The point is not to quibble over language, but to note the seriousness of the site of the differing sources of weakness in males and females. Men are not simply more fragile at the shallow level of ego, but are lacking in the fundamental powers inherent in their gendered selves.

(Note: The issue being considered here is not a fundamental difference in overall powers of personhood--that female-type persons are stronger--but only to note that gender based elements of self are weaker in males.)

Again, this factor is genetically pragmatic in that the power-demands on femininity are vastly greater than those required of masculinity in the overall reproductive process--namely, gestation, delivery, and child care, versus impregnation only. Practically speaking, peacock-type display in males is both economic in easing the challenges of female-selection of males, as well in male function in reproductive responsibilities. Just as the appearance of feminine weakness is useful in attracting males, so the cockiness of males, the self-assumption of strength, is useful in the success of males in their role in the reproductive dramas. First, the appearance of strength appeals to deep female desires for security. Although male cockiness may be consciously offensive to females, the deeper power which it may signify is innately appealing.

Male self-confidence, even when ego based, is more appealing to femininity than are any signs of weakness.

BLINDNESS TO EMOTIONAL ABUSE

At times I have felt like a battered husband or boyfriend, but I loved her...

O.J. Simpson

Although our society has long been attentive to physical abuse, and is currently becoming sensitized to sexual abuse, it remains largely blinded both to the existence and consequences of emotional abuse (spiritual is a better name). Families, religions, and civil structures tolerate, even support and often encourage, this insidious form of self diminishment if not destruction.

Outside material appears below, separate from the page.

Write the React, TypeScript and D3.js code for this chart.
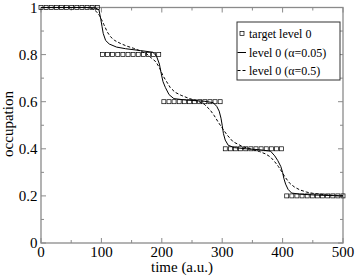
import React, { useRef, useEffect } from 'react';
import * as d3 from 'd3';

// target occupation of level 0 (squares)
const targetTime = [
  0, 8.5, 16.9, 25.4, 33.9, 42.4, 50.8, 59.3, 67.8, 76.3, 84.7, 93.2,
  101.7, 110.2, 118.6, 127.1, 135.6, 144.1, 152.5, 161.0, 169.5, 178.0, 186.4, 194.9,
  203.4, 211.9, 220.3, 228.8, 237.3, 245.8, 254.2, 262.7, 271.2, 279.7, 288.1, 296.6,
  305.1, 313.6, 322.0, 330.5, 339.0, 347.5, 355.9, 364.4, 372.9, 381.4, 389.8, 398.3,
  406.8, 415.3, 423.7, 432.2, 440.7, 449.2, 457.6, 466.1, 474.6, 483.1, 491.5, 500,
];
const targetLevel = [
  1, 1, 1, 1, 1, 1, 1, 1, 1, 1, 1, 1,
  0.8, 0.8, 0.8, 0.8, 0.8, 0.8, 0.8, 0.8, 0.8, 0.8, 0.8, 0.8,
  0.6, 0.6, 0.6, 0.6, 0.6, 0.6, 0.6, 0.6, 0.6, 0.6, 0.6, 0.6,
  0.4, 0.4, 0.4, 0.4, 0.4, 0.4, 0.4, 0.4, 0.4, 0.4, 0.4, 0.4,
  0.2, 0.2, 0.2, 0.2, 0.2, 0.2, 0.2, 0.2, 0.2, 0.2, 0.2, 0.2,
];

// level 0, alpha = 0.05 (solid)
const solidTime = [
  0, 80, 90, 96, 99, 101, 103, 107, 113, 125, 140, 165, 185, 191, 196, 199,
  202, 206, 212, 220, 240, 270, 285, 291, 295, 298, 300, 302, 305, 310, 320, 340,
  362, 380, 387, 392, 397, 400, 402, 405, 409, 415, 430, 460, 500,
];
const solidLevel = [
  1, 1, 0.998, 0.99, 0.95, 0.92, 0.89, 0.86, 0.845, 0.832, 0.825, 0.817, 0.81, 0.795, 0.76, 0.72,
  0.685, 0.66, 0.63, 0.613, 0.607, 0.602, 0.596, 0.58, 0.56, 0.53, 0.5, 0.465, 0.437, 0.415, 0.405, 0.4,
  0.396, 0.39, 0.37, 0.35, 0.325, 0.3, 0.275, 0.25, 0.228, 0.212, 0.207, 0.203, 0.2,
];

// level 0, alpha = 0.5 (dashed)
const dashTime = [
  0, 75, 85, 92, 97, 100, 104, 110, 115, 122, 131, 142, 153, 165, 175, 183,
  190, 196, 202, 208, 214, 222, 232, 245, 260, 270, 280, 287, 293, 300, 308, 318,
  334, 350, 362, 372, 380, 387, 393, 398, 404, 412, 420, 429, 440, 450, 470, 490, 500,
];
const dashLevel = [
  1, 1, 0.996, 0.982, 0.965, 0.95, 0.928, 0.895, 0.876, 0.86, 0.848, 0.836, 0.827, 0.815, 0.803, 0.785,
  0.77, 0.745, 0.71, 0.685, 0.66, 0.64, 0.627, 0.614, 0.602, 0.59, 0.565, 0.54, 0.515, 0.488, 0.459, 0.43,
  0.409, 0.397, 0.388, 0.378, 0.365, 0.345, 0.325, 0.305, 0.28, 0.253, 0.237, 0.225, 0.216, 0.211, 0.205, 0.201, 0.2,
];

const xTicks = [0, 100, 200, 300, 400, 500];
const xMinor = [50, 150, 250, 350, 450];
const yTicks = [0, 0.2, 0.4, 0.6, 0.8, 1];
const yMinor = [0.1, 0.3, 0.5, 0.7, 0.9];
const yTickLabels = ['0', '0.2', '0.4', '0.6', '0.8', '1'];
const legendLabels = ['target level 0', 'level 0 (\u03b1=0.05)', 'level 0 (\u03b1=0.5)'];

const App = () => {
  const ref = useRef<SVGSVGElement>(null);

  useEffect(() => {
    const svg = d3.select(ref.current);
    svg.selectAll('*').remove();

    const left = 41, right = 343, top = 7.5, bottom = 243;
    const font = '"Liberation Serif", "Times New Roman", serif';
    const axisColor = '#8a8a8a';

    const x = d3.scaleLinear().domain([0, 500]).range([left, right]);
    const y = d3.scaleLinear().domain([0, 1]).range([bottom, top]);

    const g = svg.append('g');

    // frame
    g.append('rect').attr('x', left).attr('y', top).attr('width', right - left).attr('height', bottom - top)
      .attr('fill', 'none').attr('stroke', axisColor).attr('stroke-width', 1.3);

    // inward ticks on all four sides
    const tickLines = (vals: number[], len: number) => {
      vals.forEach((v) => {
        g.append('line').attr('x1', x(v)).attr('x2', x(v)).attr('y1', bottom).attr('y2', bottom - len).attr('stroke', axisColor);
        g.append('line').attr('x1', x(v)).attr('x2', x(v)).attr('y1', top).attr('y2', top + len).attr('stroke', axisColor);
      });
    };
    const tickLinesY = (vals: number[], len: number) => {
      vals.forEach((v) => {
        g.append('line').attr('y1', y(v)).attr('y2', y(v)).attr('x1', left).attr('x2', left + len).attr('stroke', axisColor);
        g.append('line').attr('y1', y(v)).attr('y2', y(v)).attr('x1', right).attr('x2', right - len).attr('stroke', axisColor);
      });
    };
    tickLines(xTicks, 5);
    tickLines(xMinor, 3);
    tickLinesY(yTicks, 5);
    tickLinesY(yMinor, 3);

    // tick labels
    g.selectAll('text.xt').data(xTicks).join('text').attr('class', 'xt')
      .attr('x', (d) => x(d)).attr('y', 256.5).attr('text-anchor', 'middle')
      .style('font-family', font).style('font-size', '15px').text((d) => String(d));
    g.selectAll('text.yt').data(yTicks).join('text').attr('class', 'yt')
      .attr('x', 37.5).attr('y', (d) => y(d)).attr('dy', '0.35em').attr('text-anchor', 'end')
      .style('font-family', font).style('font-size', '15px').text((d, i) => yTickLabels[i]);

    // axis titles
    g.append('text').attr('x', 182).attr('y', 271.5).attr('text-anchor', 'middle')
      .style('font-family', font).style('font-size', '15px').text('time (a.u.)');
    g.append('text').attr('transform', 'translate(13,124) rotate(-90)').attr('text-anchor', 'middle')
      .style('font-family', font).style('font-size', '15px').text('occupation');

    const line = d3.line<[number, number]>().x((d) => x(d[0])).y((d) => y(d[1]));

    // dashed curve
    g.append('path').attr('d', line(dashTime.map((t, i) => [t, dashLevel[i]]))).attr('fill', 'none')
      .attr('stroke', '#000').attr('stroke-width', 1).attr('stroke-dasharray', '3,2');
    // solid curve
    g.append('path').attr('d', line(solidTime.map((t, i) => [t, solidLevel[i]]))).attr('fill', 'none')
      .attr('stroke', '#000').attr('stroke-width', 1);

    // target squares
    const s = 4;
    g.selectAll('rect.tg').data(targetTime).join('rect').attr('class', 'tg')
      .attr('x', (d) => x(d) - s / 2).attr('y', (d, i) => y(targetLevel[i]) - s / 2)
      .attr('width', s).attr('height', s).attr('fill', 'none').attr('stroke', '#000').attr('stroke-width', 0.7);

    // legend
    const lg = g.append('g');
    lg.append('rect').attr('x', 237).attr('y', 22).attr('width', 103).attr('height', 58)
      .attr('fill', '#fff').attr('stroke', '#333').attr('stroke-width', 1);
    const rows = [33.5, 52.5, 70.5];
    lg.append('rect').attr('x', 240).attr('y', rows[0] - 2).attr('width', 4).attr('height', 4)
      .attr('fill', 'none').attr('stroke', '#000').attr('stroke-width', 0.7);
    lg.append('line').attr('x1', 237.5).attr('x2', 246).attr('y1', rows[1]).attr('y2', rows[1]).attr('stroke', '#000');
    lg.append('line').attr('x1', 237.5).attr('x2', 246).attr('y1', rows[2]).attr('y2', rows[2])
      .attr('stroke', '#000').attr('stroke-dasharray', '3,2');
    lg.selectAll('text').data(legendLabels).join('text')
      .attr('x', 249).attr('y', (d, i) => rows[i]).attr('dy', '0.35em')
      .style('font-family', font).style('font-size', '12px').text((d) => d);
  }, []);

  return (
    <svg ref={ref} width={357} height={276}
      style={{ position: 'absolute', left: 0, top: 0, background: '#fff' }} />
  );
};

export default App;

This cross-gender blindness to the type of abuse which is often more dangerous and devastating than the first two in the long run becomes especially relevant in regard to our subject here because it is the type best wielded by females. Whereas physical and sexual abuse, the types more common with males, are obvious and recognizable, emotional abuse, which females are more apt to use, is seldom noted in our society. O.J.'s acts, if he did them, are unconscionable, despicable and ultimate--but what about Nicole? Is she entirely innocent? Was O.J.'s confession of feeling in his "suicide note" (quoted above) a lie? Or only a clever ploy to divert attention from his own crimes? Or could he have been referring to some type of real but unseen form of battering, which I here call emotional abuse?

Female powers in the emotional realm are vaster for two major reasons: first, females tend to be more emotionally conscious than males; they commonly embrace human capacities for emotionality more than males do. Secondly, because males try to deny or repress their own emotional capacities they tend to fear feelings and unwittingly leave themselves more vulnerable both to their own emotions as well as the emotional powers of females.

A male, no doubt, started the obviously defensive rumor that sticks and stones may break my bones, but words can never hurt me. Sure they can't! The power of words, especially by females engaged in emotional abuse, is awesome to behold. The fact that this form of spiritual destruction remains largely unrecognized adds to its already consequential powers.